-------- DATA EXCERPTS --------

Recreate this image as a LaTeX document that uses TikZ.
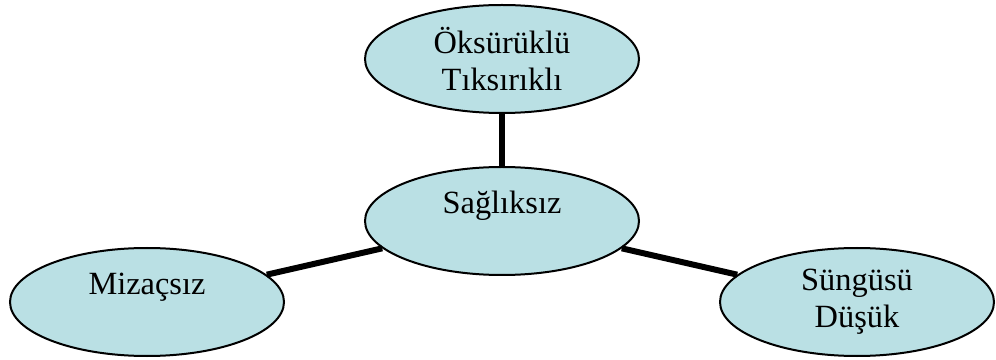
\documentclass[tikz,border=0pt]{standalone}
\usepackage{fontspec}
\setmainfont{Liberation Serif}
\usepackage{tikz}
\usetikzlibrary{shapes.geometric, positioning}
\definecolor{elpfill}{RGB}{186,224,228}

\begin{document}
\begin{tikzpicture}[
    x=1pt, y=1pt,
    every node/.style={font=\fontsize{16.2}{18.5}\selectfont},
    elp/.style={ellipse, draw=black, line width=1pt, fill=elpfill, minimum width=137pt, minimum height=54pt, inner sep=0pt, align=center},
    link/.style={line width=3pt, draw=black}
]
\useasboundingbox (0,0) rectangle (498,179.5);
% Centre and the three around it
\node[elp] (sag) at (251,69) {Sağlıksız\\~};
\node[elp] (oks) at (251,150) {Öksürüklü\\Tıksırıklı};
\node[elp] (miz) at (73.5,28.5) {Mizaçsız\\~};
\node[elp] (sun) at (428.5,28.5) {Süngüsü\\Düşük};
\foreach \other in {oks, miz, sun}{
    \draw[link] (sag) -- (\other);
}
\end{tikzpicture}
\end{document}
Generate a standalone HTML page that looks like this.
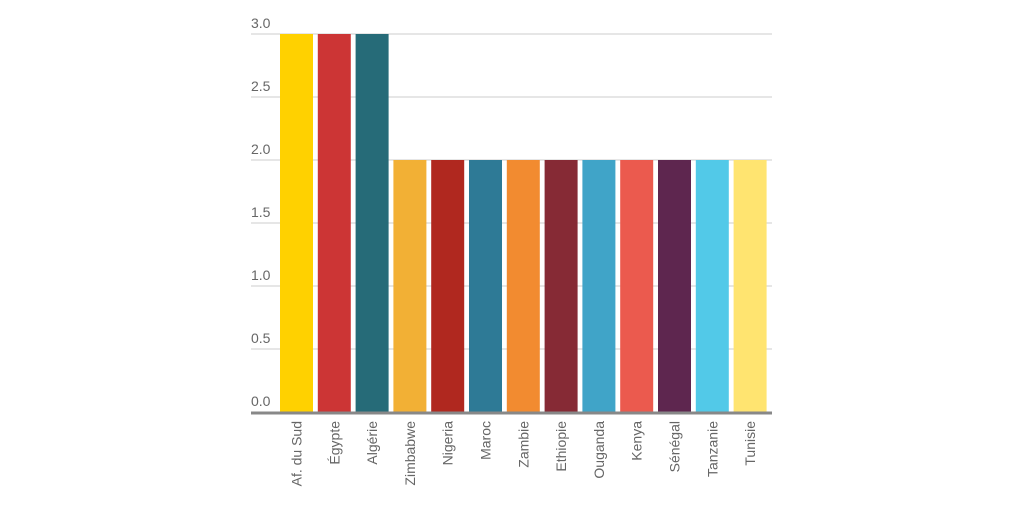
<!DOCTYPE html>
<html><head><meta charset="utf-8"><style>
body{margin:0;background:#fff;width:1024px;height:512px;overflow:hidden}
svg text{font-family:"Liberation Sans",sans-serif;fill:#666;font-size:14px}
</style></head><body>
<svg id="chart" width="1024" height="512" xmlns="http://www.w3.org/2000/svg"></svg>
<script>
const categories=["Af. du Sud","Égypte","Algérie","Zimbabwe","Nigeria","Maroc","Zambie","Ethiopie","Ouganda","Kenya","Sénégal","Tanzanie","Tunisie"];
const values=[3,3,3,2,2,2,2,2,2,2,2,2,2];
const colors=["#FFD100","#CC3535","#266B78","#F2B035","#B0281F","#2E7A96","#F28B30","#862A35","#40A4C8","#EB5A4E","#5E264F","#52C9E8","#FFE470"];
const yTicks=[0,0.5,1,1.5,2,2.5,3];
const yTickLabels=["0.0","0.5","1.0","1.5","2.0","2.5","3.0"];
const svg=document.getElementById('chart');const NS="http://www.w3.org/2000/svg";
const x0=251,x1=772,yTop=34,yBase=412,yMax=3,barStart=280,step=37.8,bw=33;
const y=v=>yBase-(v/yMax)*(yBase-yTop);
const xb=i=>barStart+i*step;
function mk(t,a){const e=document.createElementNS(NS,t);for(const k in a)e.setAttribute(k,a[k]);svg.appendChild(e);return e;}
yTicks.forEach((t,i)=>{
 if(t>0){const l=mk('line',{x1:x0,x2:x1,y1:y(t),y2:y(t),stroke:'#ccc','stroke-width':1});
 
 }
 const tx=mk('text',{x:x0,y:y(t)-6});tx.textContent=yTickLabels[i];
 
 
});
categories.forEach((c,i)=>{
 const r=mk('rect',{x:xb(i),y:y(values[i]),width:bw,height:yBase-y(values[i]),fill:colors[i]});
 
 
 const cx=xb(i)+bw/2+5;
 const t=mk('text',{x:0,y:0,'text-anchor':'end',transform:`translate(${cx},421) rotate(-90)`});
 t.textContent=c;
 
 
});
const ax=mk('line',{x1:x0,x2:x1,y1:yBase+1,y2:yBase+1,stroke:'#888','stroke-width':3});


</script>
</body></html>
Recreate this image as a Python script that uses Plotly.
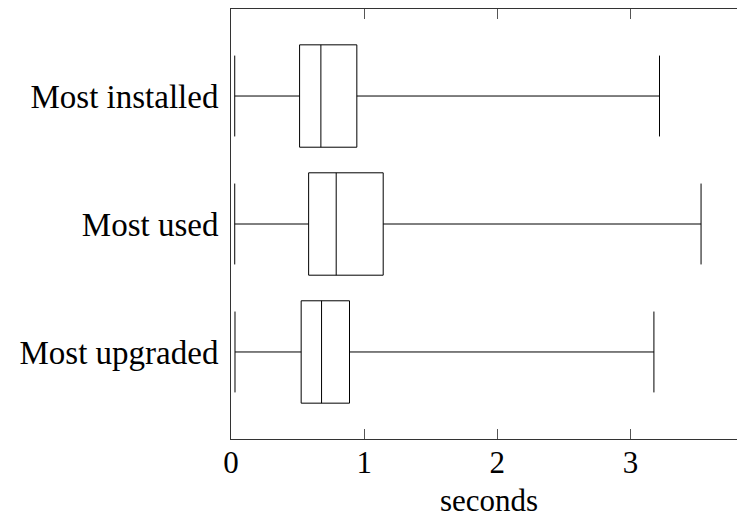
import plotly.graph_objects as go

categories = ["Most installed", "Most used", "Most upgraded"]
lower_whisker = [0.028, 0.028, 0.030]
q1_values = [0.515, 0.583, 0.527]
median_values = [0.675, 0.790, 0.680]
q3_values = [0.945, 1.143, 0.890]
upper_whisker = [3.218, 3.530, 3.176]

x_ticks = [0, 1, 2, 3]

FONT = "Liberation Serif"

fig = go.Figure()
fig.add_trace(go.Box(
    y=categories,
    q1=q1_values,
    median=median_values,
    q3=q3_values,
    lowerfence=lower_whisker,
    upperfence=upper_whisker,
    orientation="h",
    width=0.8,
    whiskerwidth=0.79,
    fillcolor="white",
    line=dict(color="black", width=1),
    boxpoints=False,
    showlegend=False,
    hoverinfo="skip",
))

fig.add_annotation(
    text="seconds",
    xref="paper", yref="paper",
    x=0.5, y=0,
    xanchor="center", yanchor="top",
    xshift=5, yshift=-43,
    showarrow=False,
    borderpad=0,
    font=dict(family=FONT, size=31, color="black"),
)

fig.update_layout(
    width=737,
    height=518,
    margin=dict(l=231, r=0, t=9, b=79),
    paper_bgcolor="white",
    plot_bgcolor="white",
    font=dict(family=FONT, size=32, color="black"),
    xaxis=dict(
        range=[0, 3.8],
        tickvals=x_ticks,
        ticktext=[str(t) for t in x_ticks],
        ticks="inside",
        ticklen=10,
        tickcolor="#555",
        tickwidth=1,
        showline=True,
        linecolor="#333",
        linewidth=1,
        mirror="ticks",
        showgrid=False,
        zeroline=False,
        ticklabelstandoff=-4,
        automargin=False,
        tickfont=dict(family=FONT, size=31),
    ),
    yaxis=dict(
        type="category",
        categoryarray=categories,
        range=[2.68, -0.68],
        showline=True,
        linecolor="#333",
        linewidth=1,
        mirror=False,
        ticks="",
        showgrid=False,
        zeroline=False,
        ticklabelstandoff=5,
        automargin=False,
        tickfont=dict(family=FONT, size=33),
    ),
)

fig.write_html(
    "out.html",
    config={"displayModeBar": False},
    post_script="document.body.style.margin='0';document.body.style.overflow='hidden';",
)
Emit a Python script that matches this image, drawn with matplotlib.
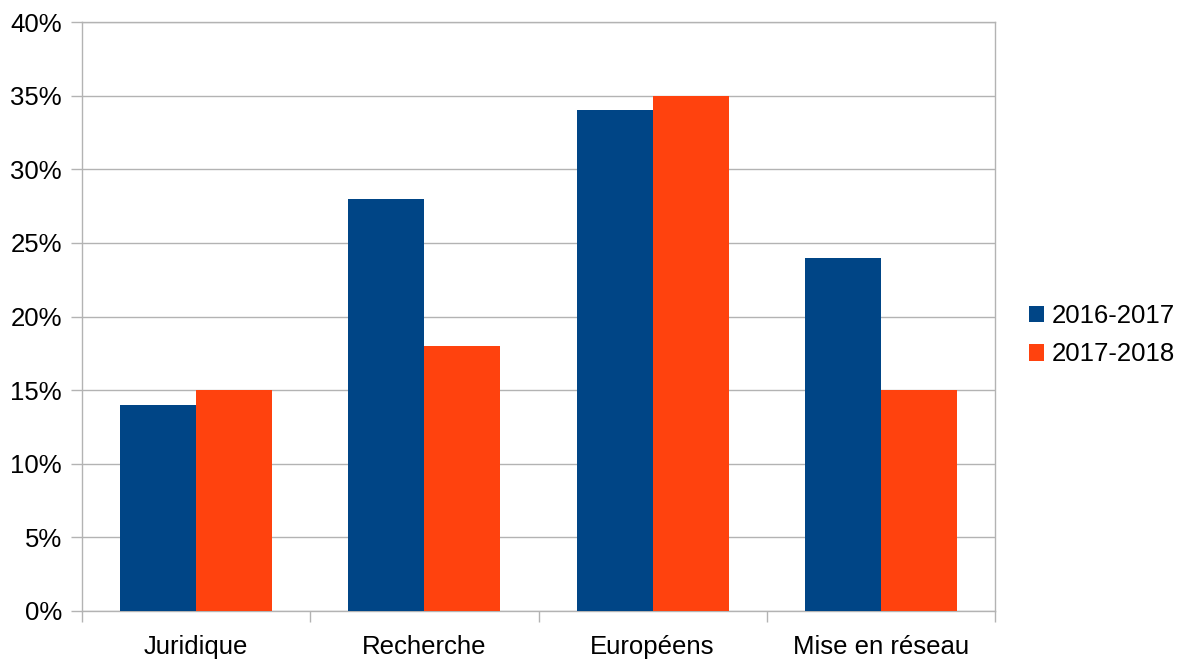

--------

## EXERCISE DESCRIPTION
Give the data again exactly as written, with all pictures left out.

## FULL RESPONSE
Recreate this image as a LaTeX document that uses TikZ.
\documentclass[tikz,border=0pt]{standalone}
\usepackage{fontspec}
\setmainfont{Liberation Serif}
\usepackage{tikz}
\usetikzlibrary{shapes.geometric, positioning}
\definecolor{elpfill}{RGB}{186,224,228}

\begin{document}
\begin{tikzpicture}[
    x=1pt, y=1pt,
    every node/.style={font=\fontsize{16.2}{18.5}\selectfont},
    elp/.style={ellipse, draw=black, line width=1pt, fill=elpfill, minimum width=137pt, minimum height=54pt, inner sep=0pt, align=center},
    link/.style={line width=3pt, draw=black}
]
\useasboundingbox (0,0) rectangle (498,179.5);
% Centre and the three around it
\node[elp] (sag) at (251,69) {Sağlıksız\\~};
\node[elp] (oks) at (251,150) {Öksürüklü\\Tıksırıklı};
\node[elp] (miz) at (73.5,28.5) {Mizaçsız\\~};
\node[elp] (sun) at (428.5,28.5) {Süngüsü\\Düşük};
\foreach \other in {oks, miz, sun}{
    \draw[link] (sag) -- (\other);
}
\end{tikzpicture}
\end{document}
Generate a standalone HTML page that looks like this.
<!DOCTYPE html>
<html><head><meta charset="utf-8"><style>
body{margin:0;background:#fff;width:1024px;height:512px;overflow:hidden}
svg text{font-family:"Liberation Sans",sans-serif;fill:#666;font-size:14px}
</style></head><body>
<svg id="chart" width="1024" height="512" xmlns="http://www.w3.org/2000/svg"></svg>
<script>
const categories=["Af. du Sud","Égypte","Algérie","Zimbabwe","Nigeria","Maroc","Zambie","Ethiopie","Ouganda","Kenya","Sénégal","Tanzanie","Tunisie"];
const values=[3,3,3,2,2,2,2,2,2,2,2,2,2];
const colors=["#FFD100","#CC3535","#266B78","#F2B035","#B0281F","#2E7A96","#F28B30","#862A35","#40A4C8","#EB5A4E","#5E264F","#52C9E8","#FFE470"];
const yTicks=[0,0.5,1,1.5,2,2.5,3];
const yTickLabels=["0.0","0.5","1.0","1.5","2.0","2.5","3.0"];
const svg=document.getElementById('chart');const NS="http://www.w3.org/2000/svg";
const x0=251,x1=772,yTop=34,yBase=412,yMax=3,barStart=280,step=37.8,bw=33;
const y=v=>yBase-(v/yMax)*(yBase-yTop);
const xb=i=>barStart+i*step;
function mk(t,a){const e=document.createElementNS(NS,t);for(const k in a)e.setAttribute(k,a[k]);svg.appendChild(e);return e;}
yTicks.forEach((t,i)=>{
 if(t>0){const l=mk('line',{x1:x0,x2:x1,y1:y(t),y2:y(t),stroke:'#ccc','stroke-width':1});
 
 }
 const tx=mk('text',{x:x0,y:y(t)-6});tx.textContent=yTickLabels[i];
 
 
});
categories.forEach((c,i)=>{
 const r=mk('rect',{x:xb(i),y:y(values[i]),width:bw,height:yBase-y(values[i]),fill:colors[i]});
 
 
 const cx=xb(i)+bw/2+5;
 const t=mk('text',{x:0,y:0,'text-anchor':'end',transform:`translate(${cx},421) rotate(-90)`});
 t.textContent=c;
 
 
});
const ax=mk('line',{x1:x0,x2:x1,y1:yBase+1,y2:yBase+1,stroke:'#888','stroke-width':3});


</script>
</body></html>
Recreate this image as a Python script that uses Plotly.
import plotly.graph_objects as go

categories = ["Most installed", "Most used", "Most upgraded"]
lower_whisker = [0.028, 0.028, 0.030]
q1_values = [0.515, 0.583, 0.527]
median_values = [0.675, 0.790, 0.680]
q3_values = [0.945, 1.143, 0.890]
upper_whisker = [3.218, 3.530, 3.176]

x_ticks = [0, 1, 2, 3]

FONT = "Liberation Serif"

fig = go.Figure()
fig.add_trace(go.Box(
    y=categories,
    q1=q1_values,
    median=median_values,
    q3=q3_values,
    lowerfence=lower_whisker,
    upperfence=upper_whisker,
    orientation="h",
    width=0.8,
    whiskerwidth=0.79,
    fillcolor="white",
    line=dict(color="black", width=1),
    boxpoints=False,
    showlegend=False,
    hoverinfo="skip",
))

fig.add_annotation(
    text="seconds",
    xref="paper", yref="paper",
    x=0.5, y=0,
    xanchor="center", yanchor="top",
    xshift=5, yshift=-43,
    showarrow=False,
    borderpad=0,
    font=dict(family=FONT, size=31, color="black"),
)

fig.update_layout(
    width=737,
    height=518,
    margin=dict(l=231, r=0, t=9, b=79),
    paper_bgcolor="white",
    plot_bgcolor="white",
    font=dict(family=FONT, size=32, color="black"),
    xaxis=dict(
        range=[0, 3.8],
        tickvals=x_ticks,
        ticktext=[str(t) for t in x_ticks],
        ticks="inside",
        ticklen=10,
        tickcolor="#555",
        tickwidth=1,
        showline=True,
        linecolor="#333",
        linewidth=1,
        mirror="ticks",
        showgrid=False,
        zeroline=False,
        ticklabelstandoff=-4,
        automargin=False,
        tickfont=dict(family=FONT, size=31),
    ),
    yaxis=dict(
        type="category",
        categoryarray=categories,
        range=[2.68, -0.68],
        showline=True,
        linecolor="#333",
        linewidth=1,
        mirror=False,
        ticks="",
        showgrid=False,
        zeroline=False,
        ticklabelstandoff=5,
        automargin=False,
        tickfont=dict(family=FONT, size=33),
    ),
)

fig.write_html(
    "out.html",
    config={"displayModeBar": False},
    post_script="document.body.style.margin='0';document.body.style.overflow='hidden';",
)
Emit a Python script that matches this image, drawn with matplotlib.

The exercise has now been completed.